■ **Stored items from a collection**:

::::::::::

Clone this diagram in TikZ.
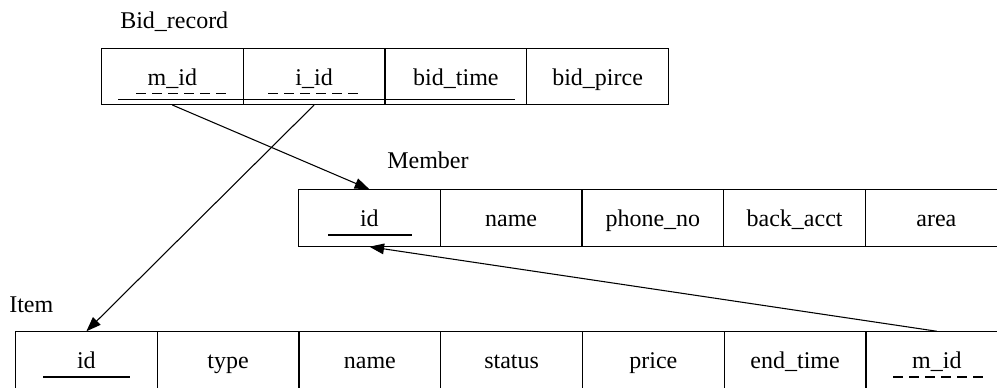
\documentclass[tikz,border=0pt]{standalone}
\usepackage{fontspec}
\setmainfont{Liberation Serif}
\usetikzlibrary{arrows.meta}
\tikzset{
  FieldStyle/.style = { rectangle, draw, line width = 0.8pt,
                        minimum width = 106.3pt, minimum height = 42.3pt,
                        text height = 15.5pt, text depth = 2pt,
                        inner sep = 0pt, font = \fontsize{18}{21}\selectfont },
  TableStyle/.style = { anchor = base west, inner sep = 0pt,
                        font = \fontsize{18}{21}\selectfont },
  LinkStyle/.style  = { line width = 0.8pt,
                        -{Triangle[length=11pt,width=8pt]} } }

\begin{document}
\begin{tikzpicture}[x=0.75pt,y=-0.75pt]
  \useasboundingbox (0,0) rectangle (997,388);
  \tikzstyle{KeyStyle}=[line width = 0.8pt]
  \tikzstyle{FKeyStyle}=[line width = 0.8pt, dash pattern = on 7.5pt off 4.5pt]

  % Bid_record
  \node[TableStyle] (tbid) at (120,29) {Bid\_record};
  \node[FieldStyle] (bm) at (172.4,76.3) {m\_id};
  \node[FieldStyle] (bi) at (314.1,76.3) {i\_id};
  \node[FieldStyle] (bt) at (455.9,76.3) {bid\_time};
  \node[FieldStyle] (bp) at (597.6,76.3) {bid\_pirce};

  % Member
  \node[TableStyle] (tmem) at (387,169) {Member};
  \node[FieldStyle] (mid) at (369.4,218) {id};
  \node[FieldStyle] (mname) at (511.1,218) {name};
  \node[FieldStyle] (mphone) at (652.9,218) {phone\_no};
  \node[FieldStyle] (macct) at (794.6,218) {back\_acct};
  \node[FieldStyle] (marea) at (936.4,218) {area};

  % Item
  \node[TableStyle] (titem) at (9,313) {Item};
  \node[FieldStyle] (iid) at (86.4,360) {id};
  \node[FieldStyle] (itype) at (228.1,360) {type};
  \node[FieldStyle] (iname) at (369.9,360) {name};
  \node[FieldStyle] (istat) at (511.6,360) {status};
  \node[FieldStyle] (iprice) at (653.4,360) {price};
  \node[FieldStyle] (iend) at (795.1,360) {end\_time};
  \node[FieldStyle] (im) at (936.9,360) {m\_id};

  % keys
  \draw[KeyStyle] (118,99.5) -- (515,99.5);
  \draw[FKeyStyle] (136,93.3) -- (227,93.3);
  \draw[FKeyStyle] (268,93.3) -- (359,93.3);
  \draw[KeyStyle] (328,235) -- (412,235);
  \draw[KeyStyle] (43,377) -- (130,377);
  \draw[FKeyStyle] (893,377) -- (985,377);

  % references
  \draw[LinkStyle] (bm.south) -- (mid.north);
  \draw[LinkStyle] (bi.south) -- (iid.north);
  \draw[LinkStyle] (im.north) -- (mid.south);
\end{tikzpicture}
\end{document}
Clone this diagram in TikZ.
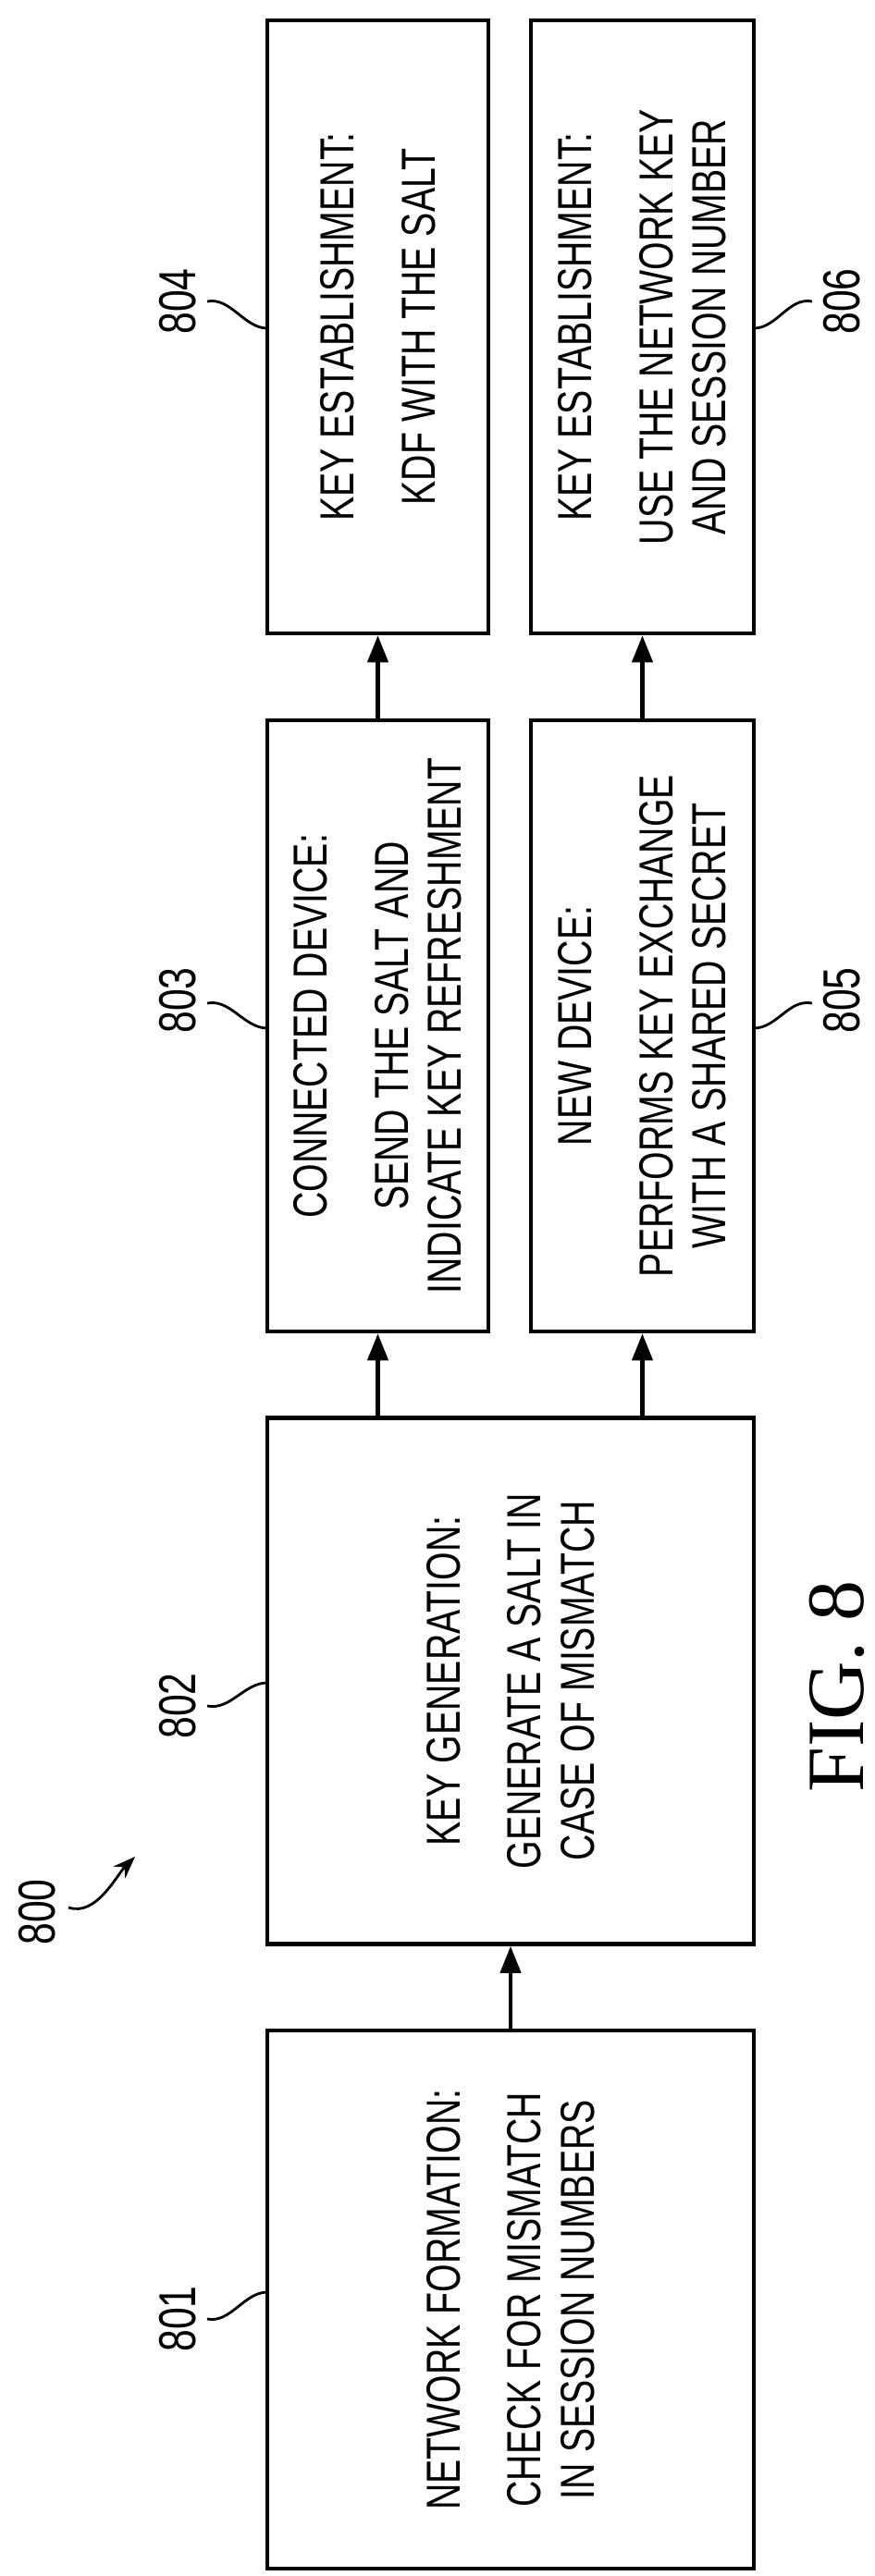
\documentclass[tikz,border=0pt]{standalone}
\usepackage{fontspec}
\setmainfont{Liberation Sans}[FakeStretch=0.76]
\newfontfamily\figfont{Liberation Serif}
\usetikzlibrary{arrows.meta}

\begin{document}
\begin{tikzpicture}[
	x=0.1mm, y=-0.1mm,
	box/.style={
		draw, line width=1.3pt,
		rotate=90,
		align=center,
		inner sep=0pt,
		font=\fontsize{14.7}{16.4}\selectfont
	},
	lab/.style={
		rotate=90,
		inner sep=1pt,
		font=\fontsize{16}{18}\selectfont
	},
	flow/.style={
		line width=1.2pt,
		-{Triangle[length=2.9mm,width=2.2mm]}
	},
	squig/.style={
		line width=0.8pt
	}
	]

	\useasboundingbox (0,0) rectangle (946,2786);

	% boxes
	\node [box, minimum width=58.2mm, minimum height=52.6mm] (Form) at (552,2487)
		{NETWORK FORMATION:\\[3mm] CHECK FOR MISMATCH\\ IN SESSION NUMBERS};
	\node [box, minimum width=56.9mm, minimum height=52.6mm] (Gen) at (552,1818)
		{KEY GENERATION:\\[3mm] GENERATE A SALT IN\\ CASE OF MISMATCH};
	\node [box, minimum width=66.1mm, minimum height=23.9mm] (Conn) at (408.5,1109.5)
		{CONNECTED DEVICE:\\[3mm] SEND THE SALT AND\\ INDICATE KEY REFRESHMENT};
	\node [box, minimum width=66.1mm, minimum height=24.1mm] (New) at (694.5,1109.5)
		{NEW DEVICE:\\[3mm] PERFORMS KEY EXCHANGE\\ WITH A SHARED SECRET};
	\node [box, minimum width=66.3mm, minimum height=23.9mm] (EstSalt) at (408.5,353.5)
		{KEY ESTABLISHMENT:\\[3mm] KDF WITH THE SALT};
	\node [box, minimum width=66.3mm, minimum height=24.1mm] (EstKey) at (694.5,353.5)
		{KEY ESTABLISHMENT:\\[3mm] USE THE NETWORK KEY\\ AND SESSION NUMBER};

	% arrows
	\draw [flow] (Form.east) -- (Gen.west);
	\draw [flow] (Conn.west |- Gen.east) -- (Conn.west);
	\draw [flow] (New.west |- Gen.east) -- (New.west);
	\draw [flow] (Conn.east) -- (EstSalt.west);
	\draw [flow] (New.east) -- (EstKey.west);

	% reference numerals
	\node [lab] (L801) at (192,2508) {801};
	\node [lab] (L802) at (192,1845) {802};
	\node [lab] (L803) at (192,1082) {803};
	\node [lab] (L804) at (192,326) {804};
	\node [lab] (L805) at (910,1082) {805};
	\node [lab] (L806) at (910,326) {806};
	\node [lab] (L800) at (40,2068) {800};
	\node [rotate=90, font=\figfont\fontsize{25}{28}\selectfont] (Fig) at (905,1824) {FIG. 8};

	\coordinate (A801) at (289,2479);
	\coordinate (A802) at (289,1820);
	\coordinate (A803) at (289,1112);
	\coordinate (A804) at (289,355);
	\coordinate (A805) at (815,1112);
	\coordinate (A806) at (815,355);
	\coordinate (A800) at (146,2008);

	\draw [squig] (L801.south) ++(8,0) .. controls +(25,5) and +(-25,0) .. (A801);
	\draw [squig] (L802.south) ++(8,0) .. controls +(25,5) and +(-25,0) .. (A802);
	\draw [squig] (L803.south) ++(8,3) .. controls +(25,-5) and +(-25,0) .. (A803);
	\draw [squig] (L804.south) ++(8,0) .. controls +(25,-5) and +(-25,0) .. (A804);
	\draw [squig] (L805.north) ++(-8,3) .. controls +(-25,-5) and +(25,0) .. (A805);
	\draw [squig] (L806.north) ++(-8,0) .. controls +(-25,-5) and +(25,0) .. (A806);
	\draw [squig, -{Stealth[length=2.4mm,width=1.8mm]}] (L800.south) ++(10,-5)
		.. controls +(30,10) and +(-20,20) .. (A800);

\end{tikzpicture}
\end{document}
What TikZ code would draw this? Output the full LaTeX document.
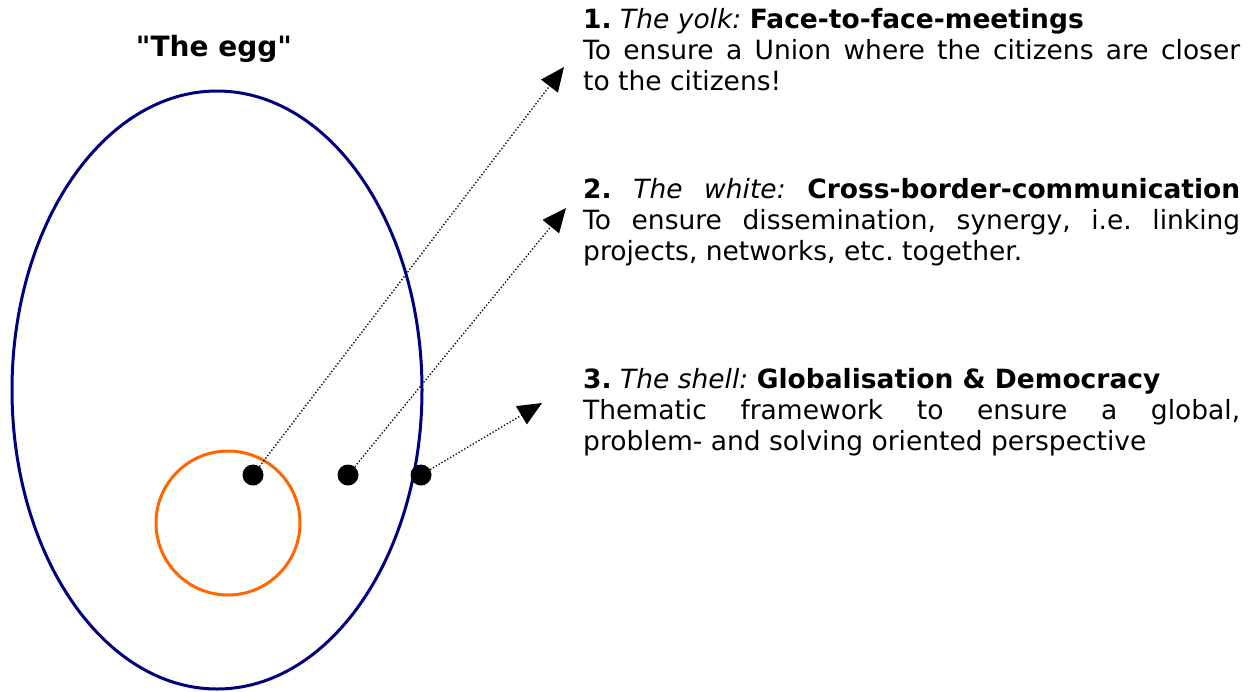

::::::::::

■ **TASK DESCRIPTION**:
Except for the pictures, copy every line of the records above exactly.

■ **SOLUTION TO THE PROBLEM**:
Clone this diagram in TikZ.
\documentclass[tikz,border=0pt]{standalone}
\usepackage{fontspec}
\setmainfont{Liberation Serif}
\usetikzlibrary{arrows.meta}
\tikzset{
  FieldStyle/.style = { rectangle, draw, line width = 0.8pt,
                        minimum width = 106.3pt, minimum height = 42.3pt,
                        text height = 15.5pt, text depth = 2pt,
                        inner sep = 0pt, font = \fontsize{18}{21}\selectfont },
  TableStyle/.style = { anchor = base west, inner sep = 0pt,
                        font = \fontsize{18}{21}\selectfont },
  LinkStyle/.style  = { line width = 0.8pt,
                        -{Triangle[length=11pt,width=8pt]} } }

\begin{document}
\begin{tikzpicture}[x=0.75pt,y=-0.75pt]
  \useasboundingbox (0,0) rectangle (997,388);
  \tikzstyle{KeyStyle}=[line width = 0.8pt]
  \tikzstyle{FKeyStyle}=[line width = 0.8pt, dash pattern = on 7.5pt off 4.5pt]

  % Bid_record
  \node[TableStyle] (tbid) at (120,29) {Bid\_record};
  \node[FieldStyle] (bm) at (172.4,76.3) {m\_id};
  \node[FieldStyle] (bi) at (314.1,76.3) {i\_id};
  \node[FieldStyle] (bt) at (455.9,76.3) {bid\_time};
  \node[FieldStyle] (bp) at (597.6,76.3) {bid\_pirce};

  % Member
  \node[TableStyle] (tmem) at (387,169) {Member};
  \node[FieldStyle] (mid) at (369.4,218) {id};
  \node[FieldStyle] (mname) at (511.1,218) {name};
  \node[FieldStyle] (mphone) at (652.9,218) {phone\_no};
  \node[FieldStyle] (macct) at (794.6,218) {back\_acct};
  \node[FieldStyle] (marea) at (936.4,218) {area};

  % Item
  \node[TableStyle] (titem) at (9,313) {Item};
  \node[FieldStyle] (iid) at (86.4,360) {id};
  \node[FieldStyle] (itype) at (228.1,360) {type};
  \node[FieldStyle] (iname) at (369.9,360) {name};
  \node[FieldStyle] (istat) at (511.6,360) {status};
  \node[FieldStyle] (iprice) at (653.4,360) {price};
  \node[FieldStyle] (iend) at (795.1,360) {end\_time};
  \node[FieldStyle] (im) at (936.9,360) {m\_id};

  % keys
  \draw[KeyStyle] (118,99.5) -- (515,99.5);
  \draw[FKeyStyle] (136,93.3) -- (227,93.3);
  \draw[FKeyStyle] (268,93.3) -- (359,93.3);
  \draw[KeyStyle] (328,235) -- (412,235);
  \draw[KeyStyle] (43,377) -- (130,377);
  \draw[FKeyStyle] (893,377) -- (985,377);

  % references
  \draw[LinkStyle] (bm.south) -- (mid.north);
  \draw[LinkStyle] (bi.south) -- (iid.north);
  \draw[LinkStyle] (im.north) -- (mid.south);
\end{tikzpicture}
\end{document}
Clone this diagram in TikZ.
\documentclass[tikz,border=0pt]{standalone}
\usepackage{fontspec}
\setmainfont{Liberation Sans}[FakeStretch=0.76]
\newfontfamily\figfont{Liberation Serif}
\usetikzlibrary{arrows.meta}

\begin{document}
\begin{tikzpicture}[
	x=0.1mm, y=-0.1mm,
	box/.style={
		draw, line width=1.3pt,
		rotate=90,
		align=center,
		inner sep=0pt,
		font=\fontsize{14.7}{16.4}\selectfont
	},
	lab/.style={
		rotate=90,
		inner sep=1pt,
		font=\fontsize{16}{18}\selectfont
	},
	flow/.style={
		line width=1.2pt,
		-{Triangle[length=2.9mm,width=2.2mm]}
	},
	squig/.style={
		line width=0.8pt
	}
	]

	\useasboundingbox (0,0) rectangle (946,2786);

	% boxes
	\node [box, minimum width=58.2mm, minimum height=52.6mm] (Form) at (552,2487)
		{NETWORK FORMATION:\\[3mm] CHECK FOR MISMATCH\\ IN SESSION NUMBERS};
	\node [box, minimum width=56.9mm, minimum height=52.6mm] (Gen) at (552,1818)
		{KEY GENERATION:\\[3mm] GENERATE A SALT IN\\ CASE OF MISMATCH};
	\node [box, minimum width=66.1mm, minimum height=23.9mm] (Conn) at (408.5,1109.5)
		{CONNECTED DEVICE:\\[3mm] SEND THE SALT AND\\ INDICATE KEY REFRESHMENT};
	\node [box, minimum width=66.1mm, minimum height=24.1mm] (New) at (694.5,1109.5)
		{NEW DEVICE:\\[3mm] PERFORMS KEY EXCHANGE\\ WITH A SHARED SECRET};
	\node [box, minimum width=66.3mm, minimum height=23.9mm] (EstSalt) at (408.5,353.5)
		{KEY ESTABLISHMENT:\\[3mm] KDF WITH THE SALT};
	\node [box, minimum width=66.3mm, minimum height=24.1mm] (EstKey) at (694.5,353.5)
		{KEY ESTABLISHMENT:\\[3mm] USE THE NETWORK KEY\\ AND SESSION NUMBER};

	% arrows
	\draw [flow] (Form.east) -- (Gen.west);
	\draw [flow] (Conn.west |- Gen.east) -- (Conn.west);
	\draw [flow] (New.west |- Gen.east) -- (New.west);
	\draw [flow] (Conn.east) -- (EstSalt.west);
	\draw [flow] (New.east) -- (EstKey.west);

	% reference numerals
	\node [lab] (L801) at (192,2508) {801};
	\node [lab] (L802) at (192,1845) {802};
	\node [lab] (L803) at (192,1082) {803};
	\node [lab] (L804) at (192,326) {804};
	\node [lab] (L805) at (910,1082) {805};
	\node [lab] (L806) at (910,326) {806};
	\node [lab] (L800) at (40,2068) {800};
	\node [rotate=90, font=\figfont\fontsize{25}{28}\selectfont] (Fig) at (905,1824) {FIG. 8};

	\coordinate (A801) at (289,2479);
	\coordinate (A802) at (289,1820);
	\coordinate (A803) at (289,1112);
	\coordinate (A804) at (289,355);
	\coordinate (A805) at (815,1112);
	\coordinate (A806) at (815,355);
	\coordinate (A800) at (146,2008);

	\draw [squig] (L801.south) ++(8,0) .. controls +(25,5) and +(-25,0) .. (A801);
	\draw [squig] (L802.south) ++(8,0) .. controls +(25,5) and +(-25,0) .. (A802);
	\draw [squig] (L803.south) ++(8,3) .. controls +(25,-5) and +(-25,0) .. (A803);
	\draw [squig] (L804.south) ++(8,0) .. controls +(25,-5) and +(-25,0) .. (A804);
	\draw [squig] (L805.north) ++(-8,3) .. controls +(-25,-5) and +(25,0) .. (A805);
	\draw [squig] (L806.north) ++(-8,0) .. controls +(-25,-5) and +(25,0) .. (A806);
	\draw [squig, -{Stealth[length=2.4mm,width=1.8mm]}] (L800.south) ++(10,-5)
		.. controls +(30,10) and +(-20,20) .. (A800);

\end{tikzpicture}
\end{document}
What TikZ code would draw this? Output the full LaTeX document.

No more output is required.